The evolution of genome compression and genomic novelty in RNA viruses

Abstract
The genomes of RNA viruses are characterized by their extremely small size and extremely high mutation rates (typically 10 kb and 10−4/base/replication cycle, respectively), traits that are thought to be causally linked. One aspect of their small size is the genome compression caused by the use of overlapping genes (where some nucleotides code for two genes). Using a comparative analysis of all known RNA viral species, we show that viruses with larger genomes tend to have less gene overlap. We provide a numerical model to show how a high mutation rate could lead to gene overlap, and we discuss the factors that might explain the observed relationship between gene overlap and genome size.
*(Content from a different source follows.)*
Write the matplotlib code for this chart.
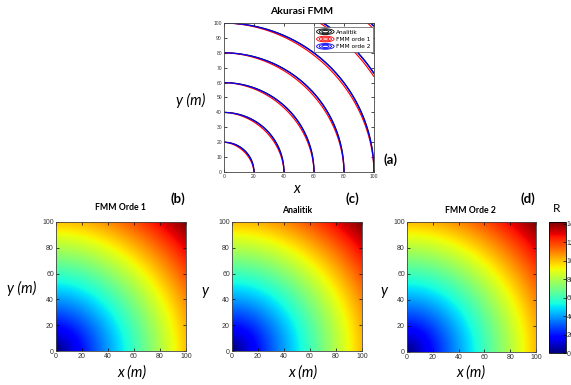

We also propose a model for the evolution of gene overlap based on the co-opting of previously unused ORFs, which gives rise to two types of overlap: (1) the creation of novel genes inside older genes, predominantly via +1 frameshifts, and (2) the incremental increase in overlap between originally contiguous genes, with no frameshift preference. Both types of overlap are viewed as the creation of genomic novelty under pressure for genome compression. Simulations based on our model generate the empirical size distributions of overlaps and explain the observed frameshift preferences. We suggest that RNA viruses are a good model system for the investigation of general evolutionary relationship between genome attributes such as mutational robustness, mutation rate, and size.